LIAR LIAR PANTS ON FIRE


According to a recent study done in England, men lie more often and women lie better. Apparently, men lie about 3 times a day and the most common lie is to do with how much they’ve had to drink. The funniest part about this is that when one is sober in the face of someone who has been drinking, watching them lie about it as the fumes seep from their skin like a deadly vapor, is truly amusing. “Really, you haven’t been drinking? So the fact that you smell like an old stale beer keg is simply a new cologne you’re trying out?”

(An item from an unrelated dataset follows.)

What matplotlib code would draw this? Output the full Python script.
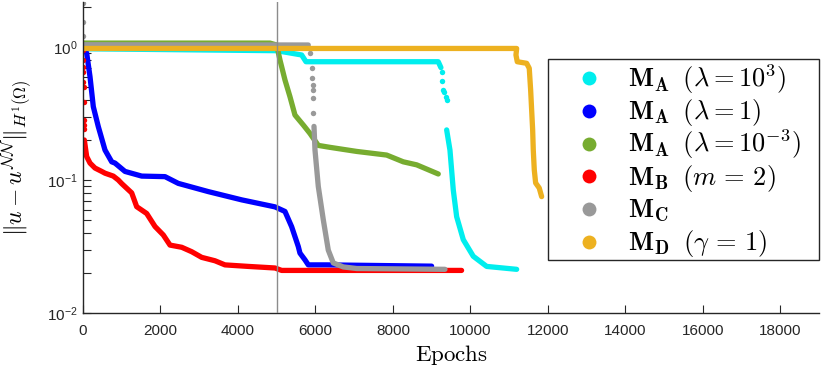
import matplotlib
matplotlib.use('Agg')
import matplotlib.pyplot as plt
from matplotlib.lines import Line2D
from matplotlib.patches import Rectangle
from matplotlib.ticker import LogLocator, NullFormatter, FixedLocator

plt.rcParams['font.family'] = ['Liberation Sans', 'DejaVu Sans']
plt.rcParams['mathtext.fontset'] = 'cm'
plt.rcParams['axes.unicode_minus'] = False

# ---------------- data ----------------
# M_A (lambda = 1e3) - cyan
cyan_x = [0, 5000, 5645, 5756, 9171, 9240]
cyan_y = [0.97, 0.938, 0.871, 0.775, 0.775, 0.70]
cyan_dots_x = [9259, 9275, 9300, 9330, 9380, 9388]
cyan_dots_y = [0.652, 0.555, 0.475, 0.46, 0.42, 0.40]
cyan_tail_x = [9388, 9473, 9559, 9646, 9817, 10075, 10421, 11195]
cyan_tail_y = [0.238, 0.168, 0.084, 0.053, 0.0356, 0.0267, 0.0224, 0.0213]

# M_A (lambda = 1) - blue
blue_x = [0, 52, 95, 181, 266, 395, 568, 741, 826, 1084, 1515, 2117, 2460,
          3234, 4097, 4956, 5214, 5387, 5558, 5601, 5730, 5816, 6291, 9000]
blue_y = [0.98, 0.95, 0.897, 0.598, 0.356, 0.252, 0.168, 0.137, 0.134, 0.116,
          0.107, 0.106, 0.0943, 0.0818, 0.0709, 0.0628, 0.058, 0.0445, 0.0316,
          0.0282, 0.0251, 0.0230, 0.0230, 0.0225]

# M_A (lambda = 1e-3) - green
green_x = [0, 4827, 5000, 5085, 5214, 5343, 5472, 5687, 5859, 6074, 6376,
           7065, 7839, 8268, 8614, 9171]
green_y = [1.07, 1.07, 1.035, 0.798, 0.565, 0.423, 0.308, 0.259, 0.224, 0.182,
           0.176, 0.164, 0.154, 0.137, 0.130, 0.111]

# M_B (m = 2) - red
red_dots_x = [0, 3, 6, 9, 12, 15, 18, 21, 24, 27]
red_dots_y = [0.949, 0.798, 0.711, 0.652, 0.548, 0.503, 0.388, 0.283, 0.261, 0.240]
red_x = [34, 95, 137, 181, 310, 483, 568, 782, 911, 999, 1257, 1386, 1644,
         1859, 2073, 2246, 2548, 2806, 3064, 3407, 3665, 4267, 4956, 5129,
         5816, 9773]
red_y = [0.200, 0.150, 0.142, 0.134, 0.123, 0.116, 0.1125, 0.107, 0.100,
         0.094, 0.080, 0.063, 0.056, 0.0447, 0.0386, 0.0324, 0.0312, 0.0289,
         0.0262, 0.0247, 0.0230, 0.0224, 0.0218, 0.0209, 0.0209, 0.0209]

# M_C - gray
gray_dots_x = [0, 0, 0, 5859, 5903, 5919, 5930, 5945, 5945, 5945]
gray_dots_y = [2.15, 1.55, 1.21, 0.897, 0.692, 0.582, 0.518, 0.475, 0.412, 0.321]
gray_x = [0, 5816]
gray_y = [1.04, 1.035]
gray_tail_x = [5963, 5989, 6074, 6203, 6332, 6461, 6719, 7065, 9344]
gray_tail_y = [0.253, 0.168, 0.0895, 0.0503, 0.0297, 0.0238, 0.0222, 0.0216, 0.0213]

# M_D (gamma = 1) - yellow
yellow_x = [0, 11195, 11177, 11211, 11453, 11520, 11556, 11582, 11608, 11624,
            11650, 11685, 11778, 11840]
yellow_y = [0.975, 0.975, 0.871, 0.775, 0.754, 0.692, 0.475, 0.336, 0.238,
            0.168, 0.119, 0.095, 0.087, 0.075]

labels = [r'$\mathbf{M_{A}}\;\;(\lambda = 10^{3})$',
          r'$\mathbf{M_{A}}\;\;(\lambda = 1)$',
          r'$\mathbf{M_{A}}\;\;(\lambda = 10^{-3})$',
          r'$\mathbf{M_{B}}\;\;(m \,=\, 2)$',
          r'$\mathbf{M_{C}}$',
          r'$\mathbf{M_{D}}\;\;(\gamma \,=\, 1)$']
colors = ['#00EEEE', '#0000FF', '#77AC30', '#FF0000', '#999999', '#EDB120']

xticks = [0, 2000, 4000, 6000, 8000, 10000, 12000, 14000, 16000, 18000]
split_epoch = 5000

# ---------------- figure ----------------
W, H = 822, 369
fig = plt.figure(figsize=(W / 100, H / 100), dpi=100)
ax = fig.add_axes([83 / W, (H - 313) / H, 736 / W, 311 / H])

LW = 3.8
MS = 3.9

def line(xs, ys, c):
    ax.plot(xs, ys, color=c, lw=LW, solid_capstyle='round',
            solid_joinstyle='round')

def dots(xs, ys, c):
    ax.plot(xs, ys, ls='none', marker='o', ms=MS, mew=0, color=c)

line(cyan_x, cyan_y, colors[0])
dots(cyan_dots_x, cyan_dots_y, colors[0])
line(cyan_tail_x, cyan_tail_y, colors[0])

line(blue_x, blue_y, colors[1])
line(green_x, green_y, colors[2])

dots(red_dots_x, red_dots_y, colors[3])
line(red_x, red_y, colors[3])

line(gray_x, gray_y, colors[4])
dots(gray_dots_x, gray_dots_y, colors[4])
line(gray_tail_x, gray_tail_y, colors[4])

line(yellow_x, yellow_y, colors[5])

ax.axvline(split_epoch, color='#8c8c8c', lw=1.0, zorder=5)

ax.set_yscale('log')
ax.set_xlim(0, 19000)
ax.set_ylim(0.01, 10 ** (311 / 133 - 2))
ax.xaxis.set_major_locator(FixedLocator(xticks))
ax.yaxis.set_major_locator(LogLocator(base=10))
ax.yaxis.set_minor_locator(LogLocator(base=10, subs=range(2, 10)))
ax.yaxis.set_minor_formatter(NullFormatter())

for s in ['top', 'right']:
    ax.spines[s].set_visible(False)
for s in ['left', 'bottom']:
    ax.spines[s].set_color('#262626')
    ax.spines[s].set_linewidth(1.0)

ax.tick_params(which='both', direction='in', length=5.5, width=0.8,
               color='#262626', labelcolor='#262626', labelsize=11)
ax.tick_params(axis='x', pad=8)
ax.tick_params(axis='y', pad=4)

ax.set_xlabel(r'$\mathrm{Epochs}$', fontsize=16.5)
ax.xaxis.set_label_coords(0.5, -0.095)
ax.set_ylabel(r'$\Vert u - u^{\mathcal{NN}}\Vert_{H^1(\Omega)}$', fontsize=17)
ax.yaxis.set_label_coords(-0.066, 0.5)

# ---------------- legend (uniform rows, as in the reference) ----------------
box_l, box_t, box_r, box_b = 548, 59, 819, 260
fig.add_artist(Rectangle((box_l / W, 1 - box_b / H), (box_r - box_l) / W,
                         (box_b - box_t) / H, transform=fig.transFigure,
                         facecolor='white', edgecolor='#262626', lw=1.0,
                         zorder=3))
row0, drow = 78.3, 32.65
for i, (lab, c) in enumerate(zip(labels, colors)):
    yc = row0 + i * drow
    fig.add_artist(Line2D([589 / W], [1 - yc / H], ls='none', marker='o',
                          ms=10, mew=0, color=c, transform=fig.transFigure,
                          zorder=4))
    fig.text(628 / W, 1 - (yc + 8.5) / H, lab, fontsize=19, va='baseline',
             ha='left', zorder=4)

fig.savefig('out.png', dpi=100)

Women apparently lie twice a day on average – how they worked this is out is beyond me as couldn't the test subjects be, I don't know...lying?!  – and it’s most often to do with our feelings when asked how we are? Apparently, the ‘I’m fine,’ response has been exposed (was any man still buying this??). In my house I circumvented the whole thing altogether; I figured I’d save us both the time and never say I was fine if I wasn’t. Plus you can tell I’m clearly not fine as apparently I make all sorts of facial expressions that are a dead giveaway: the locked jaw, the stern pinched narrowed eye ‘I’m going to scream in about two seconds look,’ you know the one ladies. I also have a ton of Lebanese blood running through me, which makes me anything but the docile type.

My partner, thank goodness is the worst liar in the world. He simply cannot do it. His eyes get all wide and dumbstruck and his lips start curling into a smile before he can even utter a word, which usually escapes in a nervous stammer. Trust me, I applaud this quality in him. Plus we’ve figured out that in our house we apparently have a ghost that does most things neither of us wants to cop to. Hence, no lying; the ghost did it – and this is clearly one busy ghost (um, ghost, if you think about touching my laptop after eating a big greasy pizza, please wash your hands first!)

The other result that was uncovered by this survey was that women lie better. Well I could’ve told you that. In my opinion I think we do most things better, but that’s for another time. I think it scares my partner how good I am at lying – and before anyone starts to thinking I’m this horrible untruthful person, I personally try to avoid lying at all costs unless completely necessary – (i.e. when my partner asks me if he’s lost weight, I of course always answer yes. It’s just the nice thing to do). I think our lying aptitude has something to do with the amount of empathy we women have – don’t you love how I’m trying to spin this into a positive! As we can step into anyone’s shoes and truly feel how they’re feeling, it seems to be pretty easy for us to tell a really good story that in our imagination has all sorts of merit. Then again, maybe we’re just better at it cause we’re smarter and know how to work a situation to our advantage. There is that argument. But this same study says we feel more guilt about lying than men, so we’re not so bad after all.

Men apparently can toss out a lie and feel pretty much nothing. Obviously it depends on the man, as we’ve seen so many times in the press. Some can throw out an egregious lie and kiss their children hello all in the same breath. Shame on you! And others thankfully have morals and a conscience, and don’t make lying a full time profession. I suggest sticking with those types. Then again, how is one to know? Apparently my ass does not look fat in anything I wear and I always look beautiful in the morning. My partner is obviously better at this lying stuff than I give him credit for.